Gossip — we all need to know how to protect ourselves and others from it because none of us are immune, and it can stir up more trouble than a tornado. We’ve all been guilty of talking about someone who wasn’t in the room, and we’ve all been talked about behind our backs.
Some dismiss gossip as harmless chit-chat that pumps a little excitement into the air of a boring office, classroom, or anywhere there’s conversation. However, gossip is a ticking time-bomb of rumors, innuendos, half-truths, and hurtful truths.

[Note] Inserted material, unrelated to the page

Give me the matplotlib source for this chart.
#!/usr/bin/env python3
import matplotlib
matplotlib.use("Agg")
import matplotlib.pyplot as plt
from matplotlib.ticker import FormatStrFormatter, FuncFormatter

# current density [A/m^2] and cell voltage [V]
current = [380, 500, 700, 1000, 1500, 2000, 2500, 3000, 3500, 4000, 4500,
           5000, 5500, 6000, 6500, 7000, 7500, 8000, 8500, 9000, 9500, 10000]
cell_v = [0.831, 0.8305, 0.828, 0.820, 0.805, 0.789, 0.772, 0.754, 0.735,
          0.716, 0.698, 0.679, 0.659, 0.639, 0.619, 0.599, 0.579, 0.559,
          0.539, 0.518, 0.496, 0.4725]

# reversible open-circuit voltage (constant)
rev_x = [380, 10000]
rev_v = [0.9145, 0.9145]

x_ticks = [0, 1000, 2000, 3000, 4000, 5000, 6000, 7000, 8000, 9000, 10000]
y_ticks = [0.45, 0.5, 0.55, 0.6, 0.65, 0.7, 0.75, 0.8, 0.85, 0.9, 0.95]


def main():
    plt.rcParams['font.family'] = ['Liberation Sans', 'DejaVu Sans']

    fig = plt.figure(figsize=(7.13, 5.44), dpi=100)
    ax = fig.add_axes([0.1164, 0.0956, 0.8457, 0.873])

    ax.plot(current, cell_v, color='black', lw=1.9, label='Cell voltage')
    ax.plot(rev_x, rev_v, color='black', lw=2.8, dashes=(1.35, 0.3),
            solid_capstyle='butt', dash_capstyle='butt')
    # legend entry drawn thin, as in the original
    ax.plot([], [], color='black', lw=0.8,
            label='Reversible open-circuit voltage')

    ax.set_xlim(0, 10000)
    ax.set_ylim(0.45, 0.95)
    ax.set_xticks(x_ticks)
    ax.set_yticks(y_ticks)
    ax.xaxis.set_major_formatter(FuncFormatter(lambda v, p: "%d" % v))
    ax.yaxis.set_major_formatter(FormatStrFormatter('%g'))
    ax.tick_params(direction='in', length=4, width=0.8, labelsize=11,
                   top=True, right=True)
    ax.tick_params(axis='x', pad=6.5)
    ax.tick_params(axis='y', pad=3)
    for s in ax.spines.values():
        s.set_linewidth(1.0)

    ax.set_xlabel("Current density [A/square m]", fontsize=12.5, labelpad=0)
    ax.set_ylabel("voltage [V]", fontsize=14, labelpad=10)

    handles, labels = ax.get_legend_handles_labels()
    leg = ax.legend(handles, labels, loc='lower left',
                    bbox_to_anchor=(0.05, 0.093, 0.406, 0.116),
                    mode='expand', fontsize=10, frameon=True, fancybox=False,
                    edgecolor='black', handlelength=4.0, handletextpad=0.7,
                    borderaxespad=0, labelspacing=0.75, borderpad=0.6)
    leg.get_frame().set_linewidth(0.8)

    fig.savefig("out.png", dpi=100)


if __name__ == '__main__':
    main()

We need to stay clear of it to protect ourselves and others from its collateral damage.
But how do we know that we’re spreading gossip instead of sharing legitimate news or concern about the other people?
~If others are spreading gossip or rumors about us, how can we stop them (whether the stories are true or not)?

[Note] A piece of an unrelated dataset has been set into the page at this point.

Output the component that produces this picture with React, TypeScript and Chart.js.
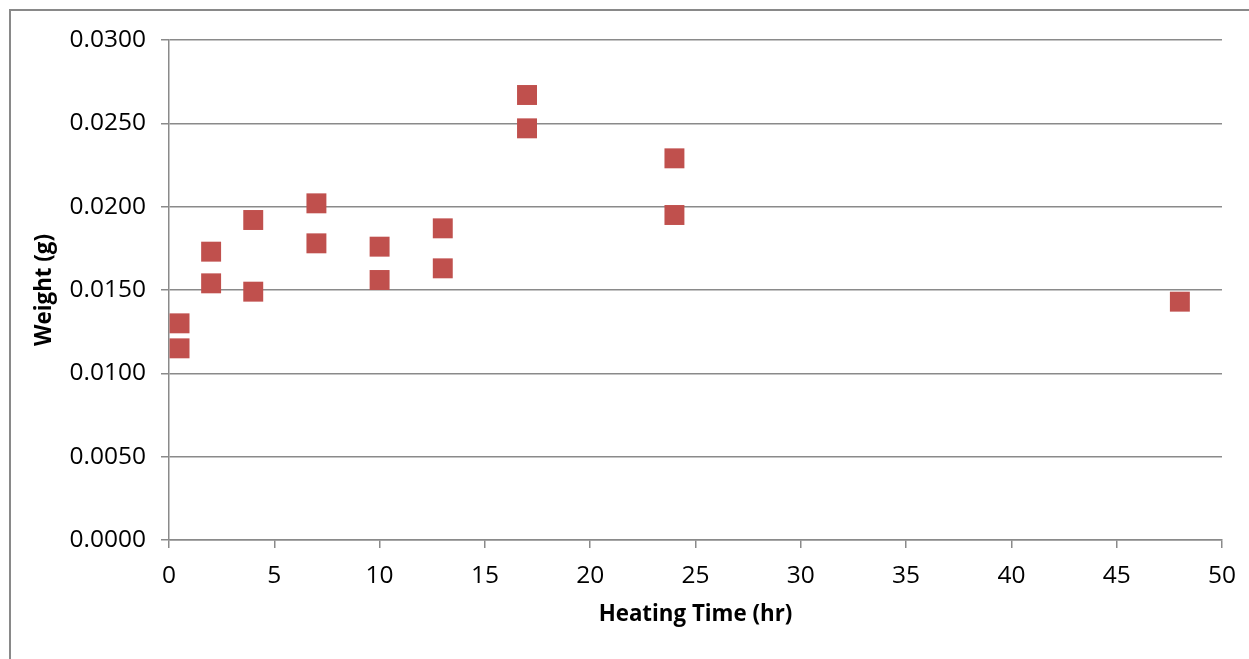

~When we hear others gossiping, how can we stop them without being rude?
Actually, the answer to all three questions is, “Very easily!”
You need two things: to know the manners for protecting yourself and others from gossip, and the moral courage to do the right thing.

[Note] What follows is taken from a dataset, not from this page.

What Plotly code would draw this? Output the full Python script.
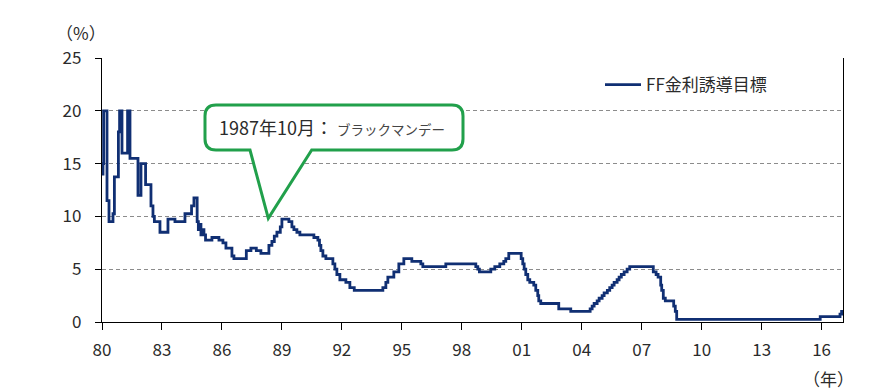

The manners are easy right from the start.
The courage to confront someone who’s talking behind your back, or to break up a gossip-fest among your friends, family, or coworkers, is at first hard (and scary); however, once you flex your zero-tolerance muscles a few times, others will learn you’re a gossip-free zone.
In ancient times a rumor was a “continuous, confused noise, clamor, or din.” That’s an accurate description still today. The stress on people of untruths being spread or private truths being shared about them would fill their heads with thoughts and worries more maddening than a continuous clamor of pots banging on pans.